>> Begin INFORMATION SHOWN

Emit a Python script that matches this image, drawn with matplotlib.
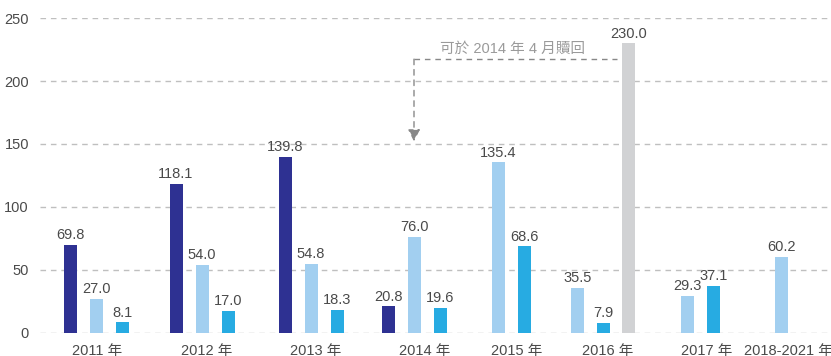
import matplotlib.pyplot as plt

plt.rcParams['font.family'] = ['Liberation Sans', 'Noto Sans CJK TC', 'DejaVu Sans']

years = ['2011 年', '2012 年', '2013 年', '2014 年', '2015 年', '2016 年', '2017 年', '2018-2021 年']
# None = no bar in that year
navy = [69.8, 118.1, 139.8, 20.8, None, None, None, None]
light = [27.0, 54.0, 54.8, 76.0, 135.4, 35.5, 29.3, 60.2]
blue = [8.1, 17.0, 18.3, 19.6, 68.6, 7.9, 37.1, None]
grey = [None, None, None, None, None, 230.0, None, None]
note = '可於 2014 年 4 月贖回'

# layout (horizontal units ~ pixels)
group_x = [96.5, 202, 311, 414.5, 498.5, 577.5, 687.5, 781.5]
label_x = [97, 207, 316, 425, 517, 608, 707, 788]
series = [(navy, -26, '#2e3192'), (light, 0, '#a2cff0'),
          (blue, 26, '#27abe2'), (grey, 51, '#d1d2d4')]

fig = plt.figure(figsize=(8.31, 3.56), dpi=100)
ax = fig.add_axes([40 / 831, 23.5 / 356, 791 / 831, 314.2 / 356])
ax.set_xlim(40, 831)
ax.set_ylim(0, 250)

for vals, off, col in series:
    for gx, v in zip(group_x, vals):
        if v is None:
            continue
        ax.bar(gx + off, v, width=13, color=col, zorder=3)
        ax.annotate('%.1f' % v, (gx + off, v), xytext=(0, 2), textcoords='offset points',
                    ha='center', va='bottom', fontsize=10.5, color='#4a4a4a', zorder=4)

# redemption note: dashed line from the grey bar back to 2014
top = 217.5
ax.plot([414, 617], [top, top], ls=(0, (4, 3.5)), color='#888888', lw=1, zorder=2)
ax.annotate('', xy=(414, 152), xytext=(414, top),
            arrowprops=dict(arrowstyle='-|>,head_length=0.6,head_width=0.3',
                            ls=(0, (4, 3.5)), color='#888888', lw=1,
                            mutation_scale=12, shrinkA=0, shrinkB=0), zorder=2)
ax.text(513, top + 2.5, note, ha='center', va='bottom', fontsize=10.5, color='#9a9a9a')

ax.set_yticks([0, 50, 100, 150, 200, 250])
ax.yaxis.grid(True, ls=(0, (4, 3.5)), color='#bfbfbf', lw=1)
ax.set_axisbelow(True)
ax.set_xticks(label_x)
ax.set_xticklabels(years)
ax.tick_params(length=0, labelsize=10.5, labelcolor='#4a4a4a')
ax.tick_params(axis='y', pad=8)
ax.tick_params(axis='x', pad=8)
for s in ax.spines.values():
    s.set_visible(False)

fig.savefig('out.png', dpi=100)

>> End INFORMATION SHOWN

Print, exactly as written, the lines above from the first one to the one containing "ax.set_ylim(0, 250)". Leave out pictures.

■ COMPLETED EXERCISE ■
Emit a Python script that matches this image, drawn with matplotlib.
import matplotlib.pyplot as plt

plt.rcParams['font.family'] = ['Liberation Sans', 'Noto Sans CJK TC', 'DejaVu Sans']

years = ['2011 年', '2012 年', '2013 年', '2014 年', '2015 年', '2016 年', '2017 年', '2018-2021 年']
# None = no bar in that year
navy = [69.8, 118.1, 139.8, 20.8, None, None, None, None]
light = [27.0, 54.0, 54.8, 76.0, 135.4, 35.5, 29.3, 60.2]
blue = [8.1, 17.0, 18.3, 19.6, 68.6, 7.9, 37.1, None]
grey = [None, None, None, None, None, 230.0, None, None]
note = '可於 2014 年 4 月贖回'

# layout (horizontal units ~ pixels)
group_x = [96.5, 202, 311, 414.5, 498.5, 577.5, 687.5, 781.5]
label_x = [97, 207, 316, 425, 517, 608, 707, 788]
series = [(navy, -26, '#2e3192'), (light, 0, '#a2cff0'),
          (blue, 26, '#27abe2'), (grey, 51, '#d1d2d4')]

fig = plt.figure(figsize=(8.31, 3.56), dpi=100)
ax = fig.add_axes([40 / 831, 23.5 / 356, 791 / 831, 314.2 / 356])
ax.set_xlim(40, 831)
ax.set_ylim(0, 250)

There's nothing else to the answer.